**TO DO**: Will you output the lines between the ones holding "Generate a web" and "1320, 1830, 1690]", inclusive, exactly as they stand, and only those lines, with the pictures left out?

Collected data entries
>> BEGIN
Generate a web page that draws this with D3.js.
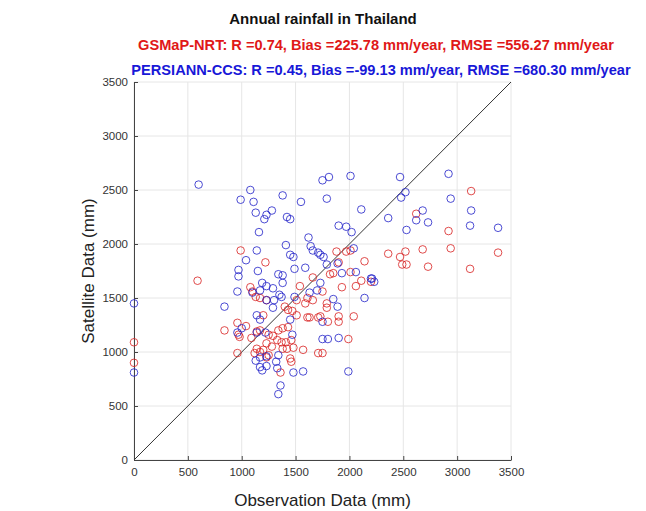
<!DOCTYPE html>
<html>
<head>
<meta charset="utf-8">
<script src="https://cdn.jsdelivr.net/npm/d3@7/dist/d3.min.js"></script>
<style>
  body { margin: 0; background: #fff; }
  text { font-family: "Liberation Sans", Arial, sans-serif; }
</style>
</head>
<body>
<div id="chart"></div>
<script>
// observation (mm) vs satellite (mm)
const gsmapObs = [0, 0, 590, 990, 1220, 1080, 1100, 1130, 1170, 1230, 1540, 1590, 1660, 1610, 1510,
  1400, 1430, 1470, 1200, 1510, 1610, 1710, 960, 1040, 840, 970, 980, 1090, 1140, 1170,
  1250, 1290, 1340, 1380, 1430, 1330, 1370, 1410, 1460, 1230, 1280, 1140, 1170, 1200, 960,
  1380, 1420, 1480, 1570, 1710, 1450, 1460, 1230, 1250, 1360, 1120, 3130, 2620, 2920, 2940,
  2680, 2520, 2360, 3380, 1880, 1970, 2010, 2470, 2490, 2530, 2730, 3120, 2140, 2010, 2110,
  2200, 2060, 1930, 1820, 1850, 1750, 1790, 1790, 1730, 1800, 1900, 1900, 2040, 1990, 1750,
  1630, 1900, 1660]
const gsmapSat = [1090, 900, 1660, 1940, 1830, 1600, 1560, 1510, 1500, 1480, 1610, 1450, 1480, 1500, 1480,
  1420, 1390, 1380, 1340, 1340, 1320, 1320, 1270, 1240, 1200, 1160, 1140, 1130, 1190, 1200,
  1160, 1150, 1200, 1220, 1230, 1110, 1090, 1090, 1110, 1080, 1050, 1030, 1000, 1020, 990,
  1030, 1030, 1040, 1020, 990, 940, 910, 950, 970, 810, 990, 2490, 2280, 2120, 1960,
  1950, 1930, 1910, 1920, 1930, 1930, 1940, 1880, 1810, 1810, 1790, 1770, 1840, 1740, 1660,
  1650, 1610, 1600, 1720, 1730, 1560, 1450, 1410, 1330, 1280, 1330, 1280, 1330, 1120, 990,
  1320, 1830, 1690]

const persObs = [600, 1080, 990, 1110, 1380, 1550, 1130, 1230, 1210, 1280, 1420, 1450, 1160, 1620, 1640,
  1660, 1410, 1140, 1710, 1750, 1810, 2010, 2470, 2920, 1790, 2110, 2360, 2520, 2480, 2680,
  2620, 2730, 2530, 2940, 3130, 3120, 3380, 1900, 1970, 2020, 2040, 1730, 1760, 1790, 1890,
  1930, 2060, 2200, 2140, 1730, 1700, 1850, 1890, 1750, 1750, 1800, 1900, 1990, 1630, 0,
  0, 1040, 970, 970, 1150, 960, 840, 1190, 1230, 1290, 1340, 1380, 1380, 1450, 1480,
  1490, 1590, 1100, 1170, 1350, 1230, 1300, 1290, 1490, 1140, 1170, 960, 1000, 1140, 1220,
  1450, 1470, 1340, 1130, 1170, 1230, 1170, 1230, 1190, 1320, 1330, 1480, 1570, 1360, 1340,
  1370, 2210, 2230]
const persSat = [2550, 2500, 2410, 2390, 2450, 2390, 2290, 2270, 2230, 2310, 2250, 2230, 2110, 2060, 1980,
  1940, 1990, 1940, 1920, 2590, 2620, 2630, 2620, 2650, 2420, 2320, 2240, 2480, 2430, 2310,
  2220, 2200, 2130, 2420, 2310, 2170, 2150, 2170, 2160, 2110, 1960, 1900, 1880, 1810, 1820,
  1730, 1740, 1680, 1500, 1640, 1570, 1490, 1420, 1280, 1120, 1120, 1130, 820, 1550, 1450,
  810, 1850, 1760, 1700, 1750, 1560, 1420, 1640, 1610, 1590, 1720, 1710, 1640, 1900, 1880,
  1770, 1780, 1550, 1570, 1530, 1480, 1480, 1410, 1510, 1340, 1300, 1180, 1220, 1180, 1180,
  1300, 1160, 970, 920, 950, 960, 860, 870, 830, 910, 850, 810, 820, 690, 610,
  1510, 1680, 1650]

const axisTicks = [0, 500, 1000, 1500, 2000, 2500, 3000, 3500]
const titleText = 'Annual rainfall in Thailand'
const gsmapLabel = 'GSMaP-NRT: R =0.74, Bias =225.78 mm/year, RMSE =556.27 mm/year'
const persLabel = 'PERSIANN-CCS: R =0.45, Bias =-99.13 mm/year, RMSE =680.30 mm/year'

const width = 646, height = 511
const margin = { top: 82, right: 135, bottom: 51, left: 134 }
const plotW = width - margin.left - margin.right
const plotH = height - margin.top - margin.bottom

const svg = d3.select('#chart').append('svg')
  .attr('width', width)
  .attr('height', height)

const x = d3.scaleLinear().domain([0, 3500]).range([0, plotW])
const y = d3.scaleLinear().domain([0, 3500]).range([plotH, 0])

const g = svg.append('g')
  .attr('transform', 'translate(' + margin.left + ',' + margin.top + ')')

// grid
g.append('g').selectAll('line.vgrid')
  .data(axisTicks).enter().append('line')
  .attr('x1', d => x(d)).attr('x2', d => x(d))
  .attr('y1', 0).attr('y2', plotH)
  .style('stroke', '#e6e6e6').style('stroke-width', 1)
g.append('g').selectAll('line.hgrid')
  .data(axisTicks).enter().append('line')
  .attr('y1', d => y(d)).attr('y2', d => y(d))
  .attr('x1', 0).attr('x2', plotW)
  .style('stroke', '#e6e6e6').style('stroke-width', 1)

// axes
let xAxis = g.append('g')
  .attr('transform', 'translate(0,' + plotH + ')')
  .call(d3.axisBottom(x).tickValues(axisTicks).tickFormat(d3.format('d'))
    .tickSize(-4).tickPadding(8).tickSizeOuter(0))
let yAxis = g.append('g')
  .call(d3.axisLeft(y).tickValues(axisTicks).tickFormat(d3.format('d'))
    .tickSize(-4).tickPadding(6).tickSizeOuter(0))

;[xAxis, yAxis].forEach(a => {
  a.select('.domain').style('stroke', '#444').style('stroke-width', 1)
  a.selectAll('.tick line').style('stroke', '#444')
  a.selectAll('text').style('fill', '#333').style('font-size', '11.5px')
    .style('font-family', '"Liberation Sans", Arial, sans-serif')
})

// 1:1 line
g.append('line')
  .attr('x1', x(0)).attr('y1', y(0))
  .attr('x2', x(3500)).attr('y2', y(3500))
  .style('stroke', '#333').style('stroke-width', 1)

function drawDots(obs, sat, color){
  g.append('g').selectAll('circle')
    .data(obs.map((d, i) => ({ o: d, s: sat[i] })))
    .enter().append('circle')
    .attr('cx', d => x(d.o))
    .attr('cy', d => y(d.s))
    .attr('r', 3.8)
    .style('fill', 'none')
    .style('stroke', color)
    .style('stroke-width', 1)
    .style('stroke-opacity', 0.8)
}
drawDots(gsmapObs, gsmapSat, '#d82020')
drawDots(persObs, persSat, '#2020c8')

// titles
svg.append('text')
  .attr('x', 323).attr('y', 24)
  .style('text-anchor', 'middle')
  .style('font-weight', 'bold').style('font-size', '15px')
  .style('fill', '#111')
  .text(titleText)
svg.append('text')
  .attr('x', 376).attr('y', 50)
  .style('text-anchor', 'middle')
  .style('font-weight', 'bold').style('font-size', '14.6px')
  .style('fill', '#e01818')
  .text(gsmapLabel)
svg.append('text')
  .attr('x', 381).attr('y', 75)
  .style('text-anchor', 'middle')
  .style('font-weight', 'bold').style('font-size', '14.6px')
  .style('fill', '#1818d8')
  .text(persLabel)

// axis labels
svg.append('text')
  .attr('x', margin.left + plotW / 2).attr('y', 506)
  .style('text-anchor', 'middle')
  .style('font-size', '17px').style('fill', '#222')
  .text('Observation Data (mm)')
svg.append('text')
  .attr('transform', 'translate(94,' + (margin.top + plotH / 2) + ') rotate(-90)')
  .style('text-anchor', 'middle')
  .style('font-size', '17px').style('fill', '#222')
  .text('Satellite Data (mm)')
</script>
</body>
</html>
>> END
>> BEGIN
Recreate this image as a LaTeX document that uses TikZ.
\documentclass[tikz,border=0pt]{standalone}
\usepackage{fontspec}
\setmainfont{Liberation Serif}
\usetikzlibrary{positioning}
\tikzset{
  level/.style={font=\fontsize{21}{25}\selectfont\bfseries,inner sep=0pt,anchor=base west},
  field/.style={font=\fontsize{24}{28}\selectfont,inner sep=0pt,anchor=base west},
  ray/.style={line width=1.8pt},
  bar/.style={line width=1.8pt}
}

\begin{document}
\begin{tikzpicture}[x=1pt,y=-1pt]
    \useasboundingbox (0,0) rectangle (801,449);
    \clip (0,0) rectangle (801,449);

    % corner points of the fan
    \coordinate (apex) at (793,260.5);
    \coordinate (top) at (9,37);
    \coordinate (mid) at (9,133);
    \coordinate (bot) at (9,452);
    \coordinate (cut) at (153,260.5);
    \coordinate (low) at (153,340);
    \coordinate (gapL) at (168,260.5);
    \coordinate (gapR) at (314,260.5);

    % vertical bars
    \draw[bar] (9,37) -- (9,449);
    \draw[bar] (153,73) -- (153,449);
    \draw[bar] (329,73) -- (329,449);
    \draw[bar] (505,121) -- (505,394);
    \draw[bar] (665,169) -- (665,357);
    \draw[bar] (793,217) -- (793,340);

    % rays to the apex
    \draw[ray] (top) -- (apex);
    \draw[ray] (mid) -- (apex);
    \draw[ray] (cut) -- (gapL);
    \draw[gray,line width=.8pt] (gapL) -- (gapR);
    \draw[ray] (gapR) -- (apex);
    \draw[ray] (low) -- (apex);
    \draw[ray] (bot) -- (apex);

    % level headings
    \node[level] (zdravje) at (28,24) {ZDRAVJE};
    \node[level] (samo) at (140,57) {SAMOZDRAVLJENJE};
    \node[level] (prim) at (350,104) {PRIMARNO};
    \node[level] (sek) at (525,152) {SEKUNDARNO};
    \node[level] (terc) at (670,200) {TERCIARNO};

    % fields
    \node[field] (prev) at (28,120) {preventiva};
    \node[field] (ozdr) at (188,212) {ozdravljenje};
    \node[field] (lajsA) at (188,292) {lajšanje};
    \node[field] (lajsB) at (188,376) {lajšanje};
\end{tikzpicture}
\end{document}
>> END
**TASK ANSWER**:
Generate a web page that draws this with D3.js.
<!DOCTYPE html>
<html>
<head>
<meta charset="utf-8">
<script src="https://cdn.jsdelivr.net/npm/d3@7/dist/d3.min.js"></script>
<style>
  body { margin: 0; background: #fff; }
  text { font-family: "Liberation Sans", Arial, sans-serif; }
</style>
</head>
<body>
<div id="chart"></div>
<script>
// observation (mm) vs satellite (mm)
const gsmapObs = [0, 0, 590, 990, 1220, 1080, 1100, 1130, 1170, 1230, 1540, 1590, 1660, 1610, 1510,
  1400, 1430, 1470, 1200, 1510, 1610, 1710, 960, 1040, 840, 970, 980, 1090, 1140, 1170,
  1250, 1290, 1340, 1380, 1430, 1330, 1370, 1410, 1460, 1230, 1280, 1140, 1170, 1200, 960,
  1380, 1420, 1480, 1570, 1710, 1450, 1460, 1230, 1250, 1360, 1120, 3130, 2620, 2920, 2940,
  2680, 2520, 2360, 3380, 1880, 1970, 2010, 2470, 2490, 2530, 2730, 3120, 2140, 2010, 2110,
  2200, 2060, 1930, 1820, 1850, 1750, 1790, 1790, 1730, 1800, 1900, 1900, 2040, 1990, 1750,
  1630, 1900, 1660]
const gsmapSat = [1090, 900, 1660, 1940, 1830, 1600, 1560, 1510, 1500, 1480, 1610, 1450, 1480, 1500, 1480,
  1420, 1390, 1380, 1340, 1340, 1320, 1320, 1270, 1240, 1200, 1160, 1140, 1130, 1190, 1200,
  1160, 1150, 1200, 1220, 1230, 1110, 1090, 1090, 1110, 1080, 1050, 1030, 1000, 1020, 990,
  1030, 1030, 1040, 1020, 990, 940, 910, 950, 970, 810, 990, 2490, 2280, 2120, 1960,
  1950, 1930, 1910, 1920, 1930, 1930, 1940, 1880, 1810, 1810, 1790, 1770, 1840, 1740, 1660,
  1650, 1610, 1600, 1720, 1730, 1560, 1450, 1410, 1330, 1280, 1330, 1280, 1330, 1120, 990,
  1320, 1830, 1690]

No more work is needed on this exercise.